| WHAT THE TASK REQUIRES |
Take the line containing "Emit a Python" as the first line and the line containing "acc_sig = [0, 0, 0, 0, 0, 0, 1]" as the last, and output that span verbatim without any images.

(begin)

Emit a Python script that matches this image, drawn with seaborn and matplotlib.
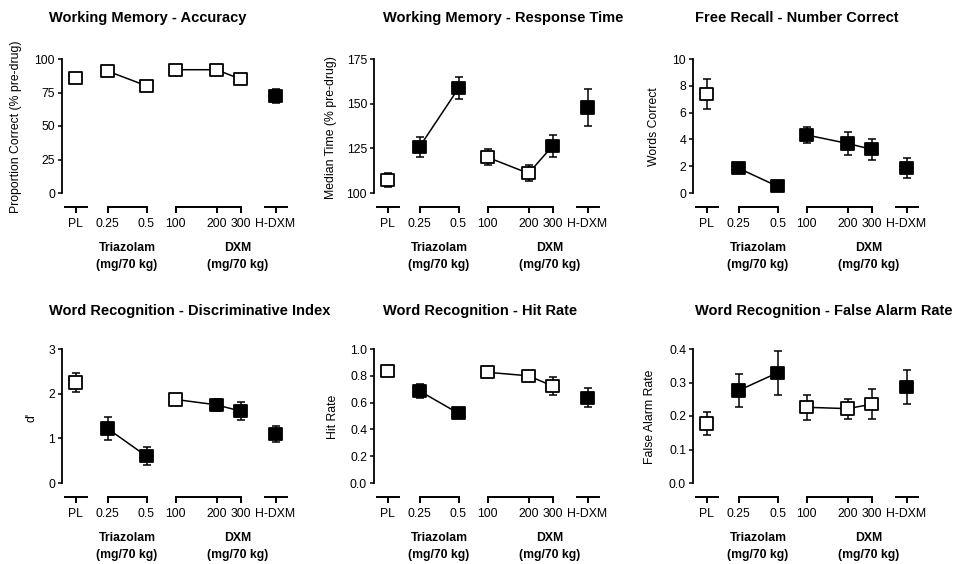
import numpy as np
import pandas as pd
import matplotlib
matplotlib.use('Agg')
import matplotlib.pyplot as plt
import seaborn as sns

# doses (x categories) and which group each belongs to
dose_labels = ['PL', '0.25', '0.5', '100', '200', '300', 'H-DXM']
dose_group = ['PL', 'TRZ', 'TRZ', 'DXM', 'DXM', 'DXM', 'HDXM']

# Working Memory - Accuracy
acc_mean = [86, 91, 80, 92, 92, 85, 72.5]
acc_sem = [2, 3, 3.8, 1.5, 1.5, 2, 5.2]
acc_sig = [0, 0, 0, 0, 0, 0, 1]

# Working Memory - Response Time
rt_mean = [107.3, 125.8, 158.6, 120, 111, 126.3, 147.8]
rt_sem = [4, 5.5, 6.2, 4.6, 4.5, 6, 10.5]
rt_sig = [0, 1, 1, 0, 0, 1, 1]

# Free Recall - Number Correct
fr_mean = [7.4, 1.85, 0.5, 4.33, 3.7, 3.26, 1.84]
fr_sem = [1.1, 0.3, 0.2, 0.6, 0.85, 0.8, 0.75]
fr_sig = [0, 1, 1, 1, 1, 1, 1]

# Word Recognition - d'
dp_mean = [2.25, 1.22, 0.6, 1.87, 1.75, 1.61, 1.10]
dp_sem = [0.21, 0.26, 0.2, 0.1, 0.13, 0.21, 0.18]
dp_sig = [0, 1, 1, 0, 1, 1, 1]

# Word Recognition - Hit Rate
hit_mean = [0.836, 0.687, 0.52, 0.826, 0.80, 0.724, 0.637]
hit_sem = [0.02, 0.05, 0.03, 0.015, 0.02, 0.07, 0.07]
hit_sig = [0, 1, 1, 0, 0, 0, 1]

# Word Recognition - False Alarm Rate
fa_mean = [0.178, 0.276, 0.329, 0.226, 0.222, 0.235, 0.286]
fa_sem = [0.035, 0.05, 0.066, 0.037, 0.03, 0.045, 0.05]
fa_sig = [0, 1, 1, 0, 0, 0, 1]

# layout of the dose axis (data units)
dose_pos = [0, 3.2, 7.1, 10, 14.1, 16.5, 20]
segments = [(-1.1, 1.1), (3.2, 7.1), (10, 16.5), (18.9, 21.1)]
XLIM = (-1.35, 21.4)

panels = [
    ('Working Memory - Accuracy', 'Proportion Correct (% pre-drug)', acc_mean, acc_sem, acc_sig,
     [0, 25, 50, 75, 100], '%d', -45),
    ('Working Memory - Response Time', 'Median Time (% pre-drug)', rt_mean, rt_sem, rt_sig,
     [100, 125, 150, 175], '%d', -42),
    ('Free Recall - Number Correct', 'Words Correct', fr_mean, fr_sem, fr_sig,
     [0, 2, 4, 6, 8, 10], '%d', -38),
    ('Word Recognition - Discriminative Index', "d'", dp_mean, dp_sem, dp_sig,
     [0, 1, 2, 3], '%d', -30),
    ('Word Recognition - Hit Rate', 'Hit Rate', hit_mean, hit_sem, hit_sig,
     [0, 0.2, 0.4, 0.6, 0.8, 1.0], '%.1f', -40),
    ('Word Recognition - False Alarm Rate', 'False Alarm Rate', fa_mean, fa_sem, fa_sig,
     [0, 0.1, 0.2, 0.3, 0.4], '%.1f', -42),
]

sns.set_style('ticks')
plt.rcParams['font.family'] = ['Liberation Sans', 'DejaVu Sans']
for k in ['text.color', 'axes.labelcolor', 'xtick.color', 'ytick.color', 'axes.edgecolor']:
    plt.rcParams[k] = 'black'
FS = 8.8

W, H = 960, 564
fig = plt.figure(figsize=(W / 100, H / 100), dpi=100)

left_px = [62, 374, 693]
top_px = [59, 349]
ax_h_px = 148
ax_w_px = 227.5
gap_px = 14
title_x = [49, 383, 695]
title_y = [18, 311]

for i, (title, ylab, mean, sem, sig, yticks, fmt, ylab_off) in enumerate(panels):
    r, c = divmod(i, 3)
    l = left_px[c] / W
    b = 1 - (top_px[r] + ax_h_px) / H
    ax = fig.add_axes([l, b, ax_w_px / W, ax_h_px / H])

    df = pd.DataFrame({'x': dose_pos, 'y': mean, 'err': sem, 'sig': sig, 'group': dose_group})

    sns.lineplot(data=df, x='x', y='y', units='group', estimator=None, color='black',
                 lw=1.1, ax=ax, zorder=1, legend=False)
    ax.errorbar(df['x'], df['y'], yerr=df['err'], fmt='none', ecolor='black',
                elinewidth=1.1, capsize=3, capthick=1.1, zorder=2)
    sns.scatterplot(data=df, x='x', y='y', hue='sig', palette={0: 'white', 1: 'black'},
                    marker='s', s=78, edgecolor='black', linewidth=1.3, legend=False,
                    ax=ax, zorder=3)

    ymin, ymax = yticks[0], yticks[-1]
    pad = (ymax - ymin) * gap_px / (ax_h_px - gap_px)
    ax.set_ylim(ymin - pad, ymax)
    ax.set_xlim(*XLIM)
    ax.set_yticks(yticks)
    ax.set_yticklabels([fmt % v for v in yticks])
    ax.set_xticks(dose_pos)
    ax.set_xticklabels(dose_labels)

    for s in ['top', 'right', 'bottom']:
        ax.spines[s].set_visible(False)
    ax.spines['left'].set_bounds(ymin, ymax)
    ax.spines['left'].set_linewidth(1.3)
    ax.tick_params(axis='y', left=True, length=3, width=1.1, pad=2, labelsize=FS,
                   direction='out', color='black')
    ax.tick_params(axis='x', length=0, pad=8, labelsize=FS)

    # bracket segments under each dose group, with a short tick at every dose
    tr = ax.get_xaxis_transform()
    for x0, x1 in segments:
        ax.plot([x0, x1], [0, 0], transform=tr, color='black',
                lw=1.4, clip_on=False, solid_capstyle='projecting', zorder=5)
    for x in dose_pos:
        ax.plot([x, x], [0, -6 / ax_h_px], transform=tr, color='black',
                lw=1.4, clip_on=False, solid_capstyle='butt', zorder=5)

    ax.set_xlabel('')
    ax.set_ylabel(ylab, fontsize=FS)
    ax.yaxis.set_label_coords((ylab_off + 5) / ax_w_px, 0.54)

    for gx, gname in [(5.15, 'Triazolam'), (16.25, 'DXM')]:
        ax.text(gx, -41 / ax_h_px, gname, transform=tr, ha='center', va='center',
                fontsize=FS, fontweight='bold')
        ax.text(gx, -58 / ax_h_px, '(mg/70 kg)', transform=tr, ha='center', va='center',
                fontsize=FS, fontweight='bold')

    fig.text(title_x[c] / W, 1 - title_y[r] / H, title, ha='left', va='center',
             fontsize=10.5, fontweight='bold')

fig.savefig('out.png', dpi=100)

(end)
(begin)

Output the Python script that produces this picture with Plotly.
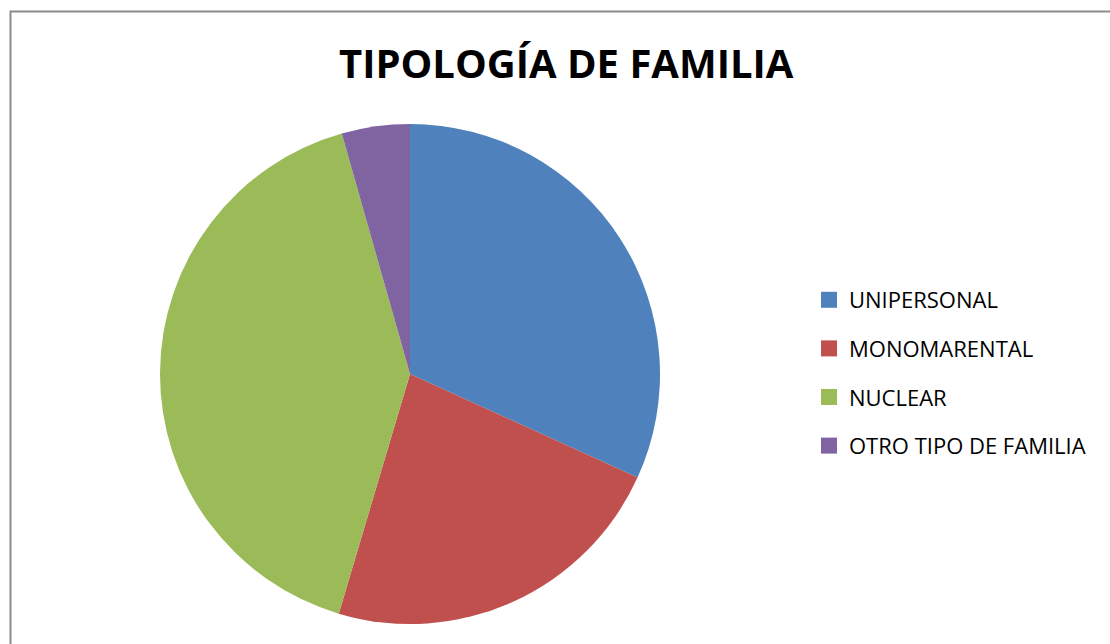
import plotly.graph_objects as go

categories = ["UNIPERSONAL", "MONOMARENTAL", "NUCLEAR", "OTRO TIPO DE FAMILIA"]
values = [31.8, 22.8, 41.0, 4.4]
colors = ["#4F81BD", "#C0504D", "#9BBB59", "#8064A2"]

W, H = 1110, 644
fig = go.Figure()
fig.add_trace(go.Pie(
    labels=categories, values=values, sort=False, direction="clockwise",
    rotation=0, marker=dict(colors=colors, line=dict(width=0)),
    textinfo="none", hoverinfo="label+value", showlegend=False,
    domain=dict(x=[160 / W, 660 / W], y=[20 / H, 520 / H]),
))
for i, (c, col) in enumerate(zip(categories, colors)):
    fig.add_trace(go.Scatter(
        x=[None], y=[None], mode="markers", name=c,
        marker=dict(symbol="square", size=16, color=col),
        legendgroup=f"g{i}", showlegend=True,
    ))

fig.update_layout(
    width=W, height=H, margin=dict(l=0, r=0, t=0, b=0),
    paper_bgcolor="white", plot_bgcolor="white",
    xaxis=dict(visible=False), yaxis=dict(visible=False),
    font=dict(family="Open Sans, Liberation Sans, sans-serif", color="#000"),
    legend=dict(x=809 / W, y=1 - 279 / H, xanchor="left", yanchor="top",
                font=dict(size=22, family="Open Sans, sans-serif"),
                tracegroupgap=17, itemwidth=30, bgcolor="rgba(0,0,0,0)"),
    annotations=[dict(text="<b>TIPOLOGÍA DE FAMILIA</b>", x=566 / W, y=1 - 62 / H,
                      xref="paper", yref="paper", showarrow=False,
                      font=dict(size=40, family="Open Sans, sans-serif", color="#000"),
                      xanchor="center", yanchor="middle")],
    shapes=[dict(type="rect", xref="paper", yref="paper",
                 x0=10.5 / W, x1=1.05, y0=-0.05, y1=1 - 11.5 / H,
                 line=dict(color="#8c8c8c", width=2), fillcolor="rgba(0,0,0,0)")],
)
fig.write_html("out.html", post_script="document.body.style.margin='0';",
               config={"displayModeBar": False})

(end)

| EXERCISE OUTPUT |
Emit a Python script that matches this image, drawn with seaborn and matplotlib.
import numpy as np
import pandas as pd
import matplotlib
matplotlib.use('Agg')
import matplotlib.pyplot as plt
import seaborn as sns

# doses (x categories) and which group each belongs to
dose_labels = ['PL', '0.25', '0.5', '100', '200', '300', 'H-DXM']
dose_group = ['PL', 'TRZ', 'TRZ', 'DXM', 'DXM', 'DXM', 'HDXM']

# Working Memory - Accuracy
acc_mean = [86, 91, 80, 92, 92, 85, 72.5]
acc_sem = [2, 3, 3.8, 1.5, 1.5, 2, 5.2]
acc_sig = [0, 0, 0, 0, 0, 0, 1]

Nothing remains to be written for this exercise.